- The request -
The listing below begins with the first line you should copy; stop after the line containing "from matplotlib.patches import Rectangle", and drop every picture.

- Given information -
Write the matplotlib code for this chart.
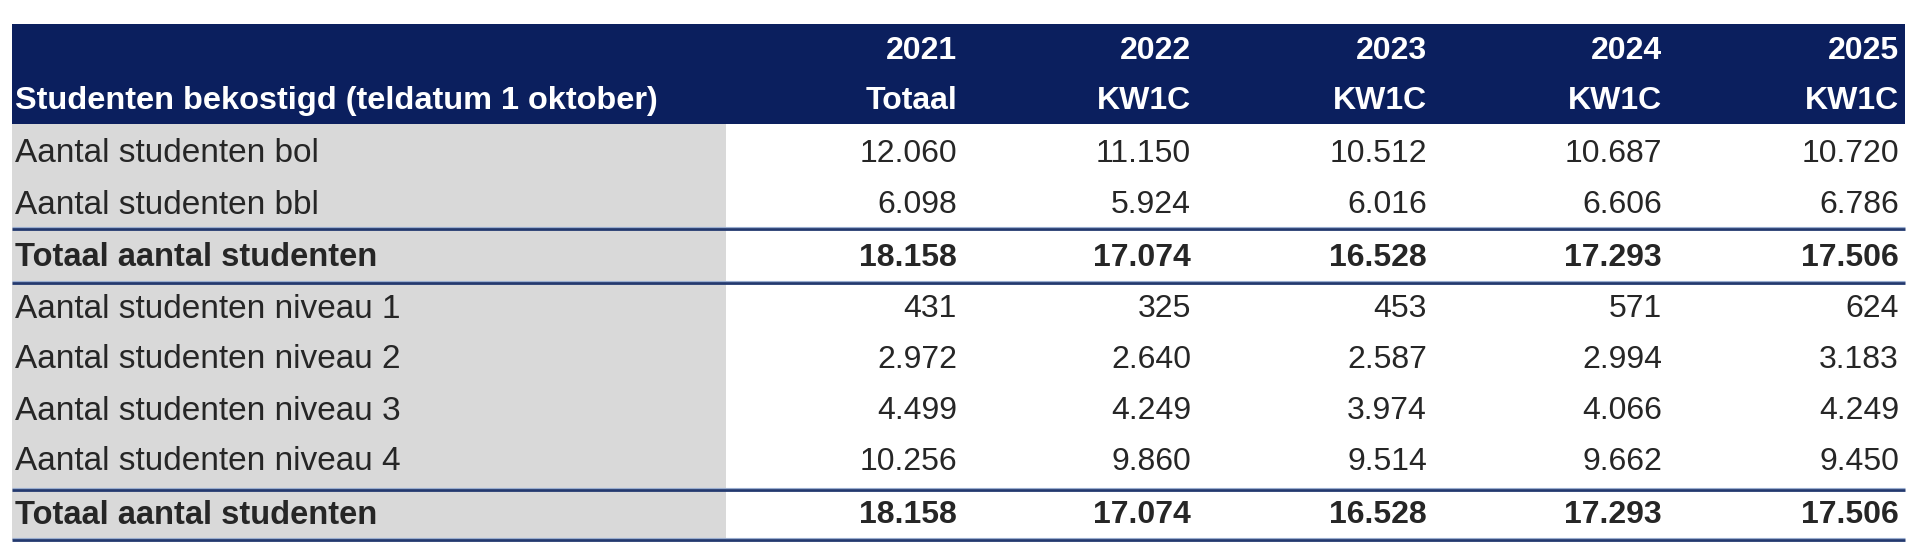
import matplotlib
matplotlib.use("Agg")
import matplotlib.pyplot as plt
from matplotlib.patches import Rectangle

# ---- data ----
years = ["2021", "2022", "2023", "2024", "2025"]
subheads = ["Totaal", "KW1C", "KW1C", "KW1C", "KW1C"]
title_label = "Studenten bekostigd (teldatum 1 oktober)"
row_labels = [
    "Aantal studenten bol",
    "Aantal studenten bbl",
    "Totaal aantal studenten",
    "Aantal studenten niveau 1",
    "Aantal studenten niveau 2",
    "Aantal studenten niveau 3",
    "Aantal studenten niveau 4",
    "Totaal aantal studenten",
]
values = [
    ["12.060", "11.150", "10.512", "10.687", "10.720"],
    ["6.098", "5.924", "6.016", "6.606", "6.786"],
    ["18.158", "17.074", "16.528", "17.293", "17.506"],
    ["431", "325", "453", "571", "624"],
    ["2.972", "2.640", "2.587", "2.994", "3.183"],
    ["4.499", "4.249", "3.974", "4.066", "4.249"],
    ["10.256", "9.860", "9.514", "9.662", "9.450"],
    ["18.158", "17.074", "16.528", "17.293", "17.506"],
]
bold_rows = [2, 7]

# ---- layout (pixels) ----
W, H = 1920, 551
left, right = 12, 1905
head_top, head_bot = 24, 124
row_y = [154, 205, 258, 309, 360, 411, 462, 515]
col_right = [957, 1191, 1427, 1662, 1899]
gray_right = 726
table_bottom = 540
lines_y = [229, 283, 490, 540]
label_x = 15
year_y, sub_y = 51, 101

navy = "#0B1F5E"
gray = "#D9D9D9"
line_c = "#23396F"
txt = "#262626"

fig = plt.figure(figsize=(W / 100, H / 100), dpi=100)
ax = fig.add_axes([0, 0, 1, 1])
ax.set_xlim(0, W)
ax.set_ylim(H, 0)
ax.axis("off")

# header band
ax.add_patch(Rectangle((left, head_top), right - left, head_bot - head_top,
                       facecolor=navy, edgecolor="none"))
# gray label column
ax.add_patch(Rectangle((left, head_bot), gray_right - left, table_bottom - head_bot,
                       facecolor=gray, edgecolor="none"))

# horizontal rules
for y in lines_y:
    ax.plot([left, right], [y - 1.8, y - 1.8], color="#9AAED0", lw=0.8, solid_capstyle="butt")
    ax.plot([left, right], [y, y], color=line_c, lw=2.0, solid_capstyle="butt")

label_font = ["Liberation Sans", "DejaVu Sans"]
num_font = ["Liberation Sans", "DejaVu Sans"]

# header texts
for j, (yr, sh) in enumerate(zip(years, subheads)):
    ax.text(col_right[j], year_y, yr, ha="right", va="center", color="white",
            fontsize=23, fontweight="bold", family=num_font)
    ax.text(col_right[j], sub_y, sh, ha="right", va="center", color="white",
            fontsize=23, fontweight="bold", family=num_font)
title_t = ax.text(label_x, sub_y, title_label, ha="left", va="center", color="white",
                  fontsize=23, fontweight="bold", family=label_font)

# rows
reg_labels, bold_labels = [], []
for i, (lab, vals) in enumerate(zip(row_labels, values)):
    fw = "bold" if i in bold_rows else "normal"
    t = ax.text(label_x, row_y[i], lab, ha="left", va="center", color=txt,
                fontsize=23, fontweight=fw, family=label_font)
    (bold_labels if i in bold_rows else reg_labels).append(t)
    for j, v in enumerate(vals):
        ax.text(col_right[j], row_y[i], v, ha="right", va="center", color=txt,
                fontsize=23, fontweight=fw, family=num_font)

# fit label widths to reference widths
fig.canvas.draw()
r = fig.canvas.get_renderer()
def fit(ref_text, group, target):
    w = ref_text.get_window_extent(r).width
    s = ref_text.get_fontsize() * target / w
    for t in group:
        t.set_fontsize(s)
fit(reg_labels[3], reg_labels, 387)
fit(bold_labels[0], bold_labels, 362)
fit(title_t, [title_t], 643)

fig.savefig("out.png", dpi=100, facecolor="white")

- Correct output -
Write the matplotlib code for this chart.
import matplotlib
matplotlib.use("Agg")
import matplotlib.pyplot as plt
from matplotlib.patches import Rectangle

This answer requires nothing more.